After rocking petroleum markets with its massive shale gas production, the U.S. has now become the top petroleum producer in the world, passing Saudi Arabia. According to the British Petroleum World Energy Statistics Report, global petroleum production - not including the Organization of the Petroleum Exporting Countries (OPEC) - increased by twice the global consumption to reach 2.1 million barrels per day. Production increased by 310,000 barrels per day in the U.S. and Canada and 230,000 barrels per day in Brazil to reach a 2014-high level. OPEC's petroleum production remained at the same level, thus their share in global production fell to 41 percent - their lowest share since 2003.

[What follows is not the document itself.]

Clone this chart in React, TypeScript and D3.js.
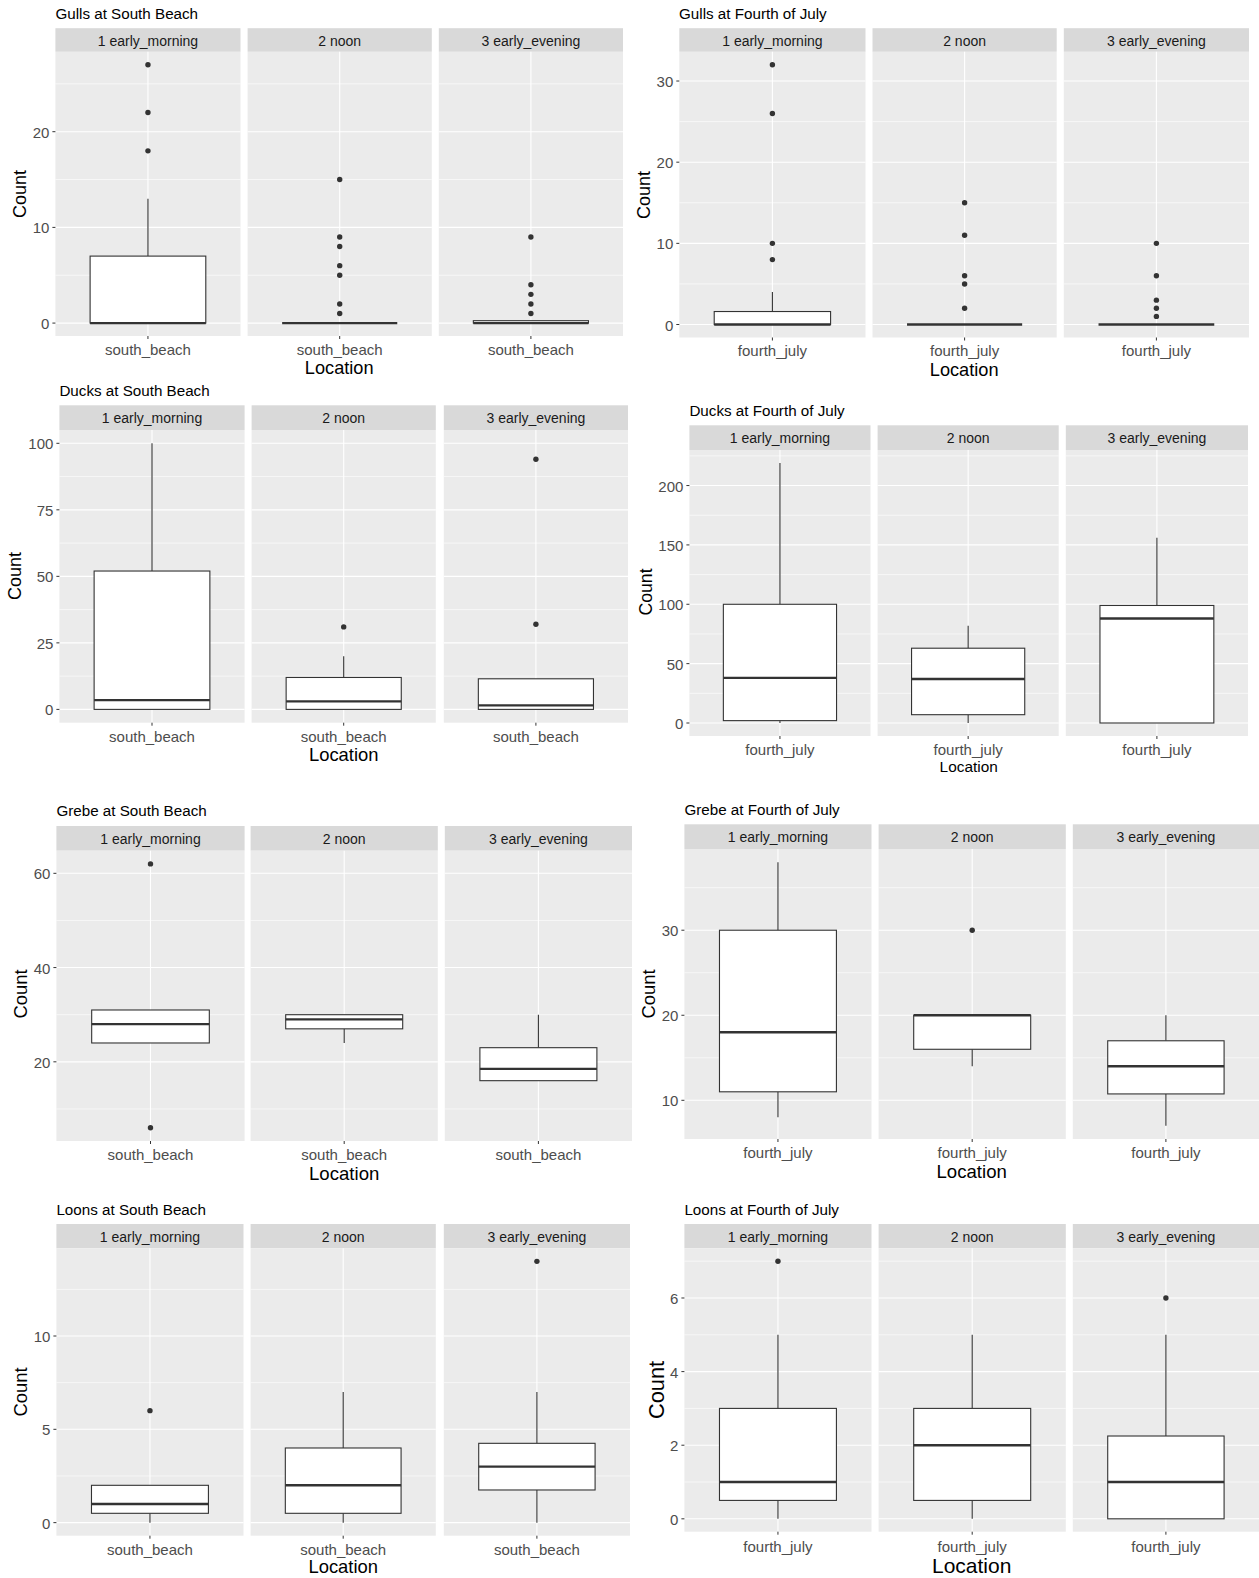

The report said the lowest ratio of increase in consumption of main energy sources since the 1990s was recorded in 2014 at 0.9 percent, except for the period after the 2008 financial crisis.
Petroleum consumption in Turkey increased by 0.5 percent in 2014 compared to the previous year to reach 724,000 barrels per day. Turkey's natural gas consumption also increased in 2014 by 6.5 percent to reach 48.6 billion cubic meters. However, the greatest increase occurred in renewable energy sources where Turkey's consumption leaped by 21 percent.
China remains the country with the highest increase in petroleum consumption. BP Group CEO Bob Dudley's assessment on the report was that the disturbing silence in the energy markets before 2014, which lasted for a few years, briskly came to a halt at the end of 2014.